Exercise instructions -> Where the word "seaborn" occurs in a line, return that line.

Provided records ->
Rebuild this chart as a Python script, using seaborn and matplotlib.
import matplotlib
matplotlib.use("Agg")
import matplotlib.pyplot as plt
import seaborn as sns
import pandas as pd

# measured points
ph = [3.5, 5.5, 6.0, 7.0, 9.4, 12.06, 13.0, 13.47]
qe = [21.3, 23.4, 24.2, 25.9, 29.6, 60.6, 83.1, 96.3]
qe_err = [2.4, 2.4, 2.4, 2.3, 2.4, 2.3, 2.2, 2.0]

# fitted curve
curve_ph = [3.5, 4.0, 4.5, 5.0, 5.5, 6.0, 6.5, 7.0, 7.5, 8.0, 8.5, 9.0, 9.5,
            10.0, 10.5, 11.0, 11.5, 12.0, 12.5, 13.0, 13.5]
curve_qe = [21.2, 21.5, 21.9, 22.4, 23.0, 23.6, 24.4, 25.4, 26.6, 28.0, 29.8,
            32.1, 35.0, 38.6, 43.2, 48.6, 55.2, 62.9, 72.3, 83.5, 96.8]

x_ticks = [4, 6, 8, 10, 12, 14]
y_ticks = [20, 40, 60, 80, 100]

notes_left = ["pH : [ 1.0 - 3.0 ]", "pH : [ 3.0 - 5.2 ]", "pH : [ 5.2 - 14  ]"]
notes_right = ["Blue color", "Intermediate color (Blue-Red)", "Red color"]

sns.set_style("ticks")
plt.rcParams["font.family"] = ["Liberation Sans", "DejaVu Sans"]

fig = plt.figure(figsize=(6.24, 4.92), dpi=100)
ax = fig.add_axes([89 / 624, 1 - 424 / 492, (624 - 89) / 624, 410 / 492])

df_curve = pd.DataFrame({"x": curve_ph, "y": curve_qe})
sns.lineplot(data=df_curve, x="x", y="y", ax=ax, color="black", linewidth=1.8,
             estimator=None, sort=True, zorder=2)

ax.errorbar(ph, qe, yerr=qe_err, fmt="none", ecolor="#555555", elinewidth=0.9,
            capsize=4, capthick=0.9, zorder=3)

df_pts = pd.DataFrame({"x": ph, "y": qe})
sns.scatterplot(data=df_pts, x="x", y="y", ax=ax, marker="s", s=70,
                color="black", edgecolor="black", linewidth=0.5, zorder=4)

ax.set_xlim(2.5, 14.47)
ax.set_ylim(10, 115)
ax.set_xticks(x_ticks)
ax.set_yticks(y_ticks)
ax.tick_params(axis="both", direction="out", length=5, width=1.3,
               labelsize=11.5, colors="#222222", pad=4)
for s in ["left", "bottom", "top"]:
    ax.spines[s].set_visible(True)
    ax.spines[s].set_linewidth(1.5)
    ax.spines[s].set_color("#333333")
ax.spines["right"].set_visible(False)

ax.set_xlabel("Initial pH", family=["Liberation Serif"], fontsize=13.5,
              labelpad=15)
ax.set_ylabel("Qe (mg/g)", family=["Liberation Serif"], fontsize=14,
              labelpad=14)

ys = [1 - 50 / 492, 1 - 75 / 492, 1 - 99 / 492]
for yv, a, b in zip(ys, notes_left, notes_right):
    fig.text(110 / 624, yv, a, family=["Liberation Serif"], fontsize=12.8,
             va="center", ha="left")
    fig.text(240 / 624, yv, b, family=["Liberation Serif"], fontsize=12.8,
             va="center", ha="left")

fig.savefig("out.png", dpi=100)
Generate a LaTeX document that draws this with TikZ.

Final result ->
Rebuild this chart as a Python script, using seaborn and matplotlib.
import seaborn as sns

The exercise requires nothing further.